Board game published in 1975

Missile Crisis is a board wargame published by Attack Wargaming Association (AWA) in 1975 that simulates a hypothetical American invasion of Cuba in response to the Cuban Missile Crisis.

==Background==
In October 1962, an American U-2 spy plane provided photographic evidence that Soviet nuclear ballistic missiles had been installed on Cuba, only 90 mi (145 km) from American soil. Some of President John F. Kennedy's advisors on the Executive Committee of the National Security Council (EXCOMM) suggested a bombing strike on the missile silos followed by an invasion of Cuba.

==Description==
Missile Crisis is a two-player board wargame in which one player controls American forces during a hypothetical attack on Cuba, and the other controls the Cuban defenders.

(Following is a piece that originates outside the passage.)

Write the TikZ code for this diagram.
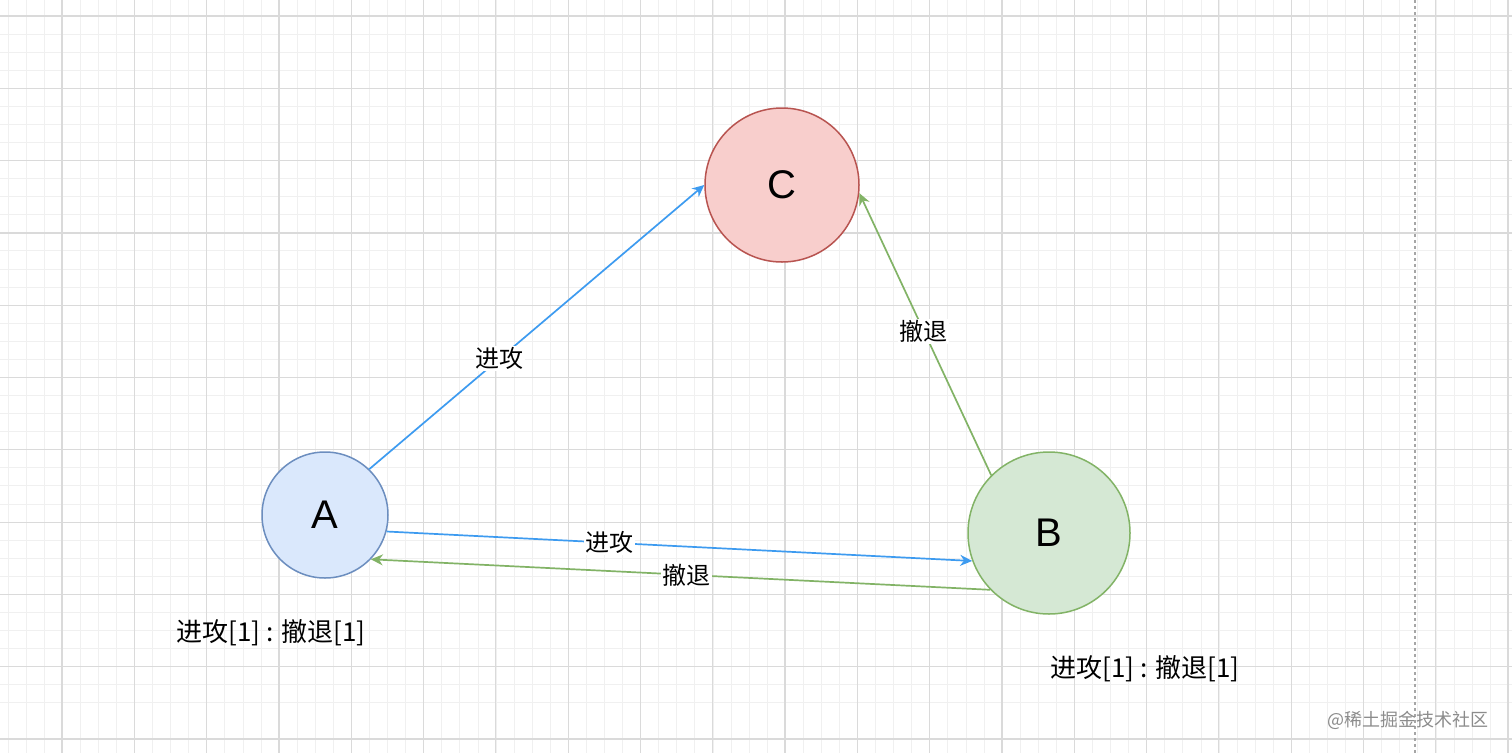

The Cuban player can attempt to bring in Soviet reinforcements by sea, and the Americans attempt to prevent this.

The American player wins by destroying the Soviet missile silos. The Cuban player wins by preventing this.

==Publication history==
Missile Crisis was designed by David Gallagher and submitted to AWA for publication. After playtesting the game, AWA founder Dave Casciano revised the rules and published the result in 1975, packaged in a ziplock bag.

==Reception==
In his 1977 book The Comprehensive Guide to Board Wargaming, Nick Palmer thought the map and counters representing aircraft, ships, land forces and submarines were colorful, and characterized the game as "fairly simple, moderate length."

In The Guide to Simulations/Games for Education and Training, Martin Campion found this to be a quick game. He pointed out that the game should have included non-military elements, but thought that those could be added by creative players. He concluded, "Its main problem is that the garish map hurts the eyes of those who look at it very long."